Tuesday, March 29, 2016

And then there was Thomas...



     It’s days later.  The rumors have been swirling since last Sunday.  The people he trusted affirmed it.  He knew that he wanted to believe it himself.  More than anything, he wanted to believe…but he just couldn’t.  Throughout the past few days there had been so much fear.  So much confusion.  So much loss.  His participation in a powerful, life-changing ministry was suddenly ended on a cross.  The confidence and hope he had for three years was replaced with the screams of death and then deafening silence as a large stone sealed a tomb.  He wanted to believe.  He wanted so very, very badly to believe.  But a lifetime of trusting his senses wouldn’t let him go there.  Still, he wondered to himself, what would it mean if Jesus really were alive?
     As the story of Thomas unfolds in John 20, it is easy to scoff at his unbelief, his inability to trust his friends, his failure to rejoice in the hope that was before him.  The story of “doubting Thomas” has even become a byword for a person’s lack of faith.
     But we might need to cut Thomas a little slack.  To have your world radically altered is disorienting to say the least.  It can be difficult to know who to trust after something tragic, or painful, or unexpected happens.  It can be difficult to know what to trust, or how to discover what it takes to establish a new normal that again gives meaning and purpose to your life.  Thomas wanted to see Jesus, to touch his wounds to feel a real body of flesh and blood.  And then, he would know.  “Give me something I can believe in,” he might have thought to himself.
     For any couple who has walked through a dark valley together, it is an incredible blessing to come out the other side and be at a better place together.  But more often than not, it is a tough journey that takes patience, grace, forgiveness, changes in behavior, and new ways of thinking about your world.  Because we live in a microwave-society, we want instant answers, instant satisfaction, and instant restoration.  But relationships are a crock-pot-process that takes time.  So, we cautiously go through the process to heal.  And when things are finally better, it can be easy to become a “doubting Thomas,” knowing that the feelings you are having don’t line up with the hurt you have been through.

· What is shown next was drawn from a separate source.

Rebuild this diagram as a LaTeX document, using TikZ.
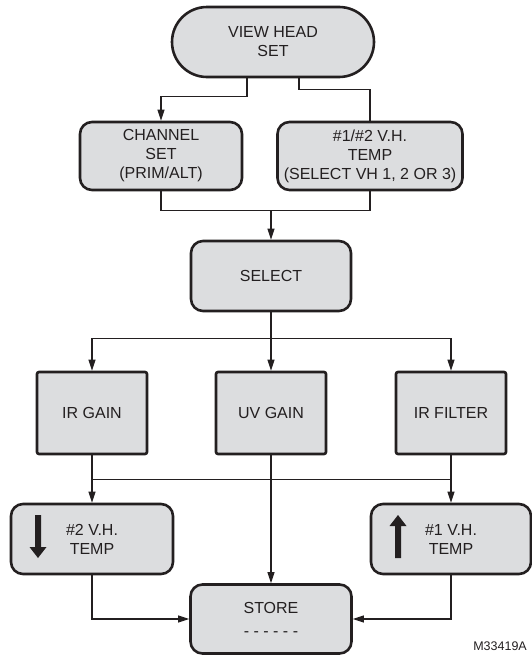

     Hurt can come in a lot of different ways.  It can be a quick, one-time happenstance or prolonged series of events.  It can come from a moral failure, or from ongoing miscommunication that leads to resentment and frustration.  Regardless of how it comes, it creates a rift in the relationship.  It compromises trust.  It causes feelings of isolation.  It can cause feelings of shame and guilt. So when healing occurs and the hurt subsides, it might be hard to trust that something else besides those negative feelings toward your mate can reside in your heart—and not just reside, but grow stronger each day.
     But the important move for Thomas came when he accepted the reality.  When he knew undeniably, Jesus is alive.  Jesus is exactly who and what he said he was, and this is something solid that Thomas could now build on.  In marriage, the move to a better relationship happens when you can lay aside the doubt fueled by past hurts, and take hold of the goodness that is now beginning to grow in your relationship.  Depending on where you are at in the healing process, it might just be a small ray of hope right now.  And you might feel tempted to ignore the good that is happening and hold on to the hurt, because that seems less risky than putting your hope and faith into your mate again.
      If you are coming out of a time of pain, it is understandable that you might want some solid, convincing proof that the good you’re now experiencing with your mate is real.  But there comes a time that you have to step out on faith in what you see, and hear, and experience, so that you can respond in kind, continue to reconcile, and find a new and stronger “normal.”  Even Thomas didn’t remain a “doubting Thomas.”
     Trust is rebuilt through time and consistency.  As you mate demonstrates good intentions toward you and the marriage relationship, have faith that in Jesus, you and your mate can find hope for a stronger marriage.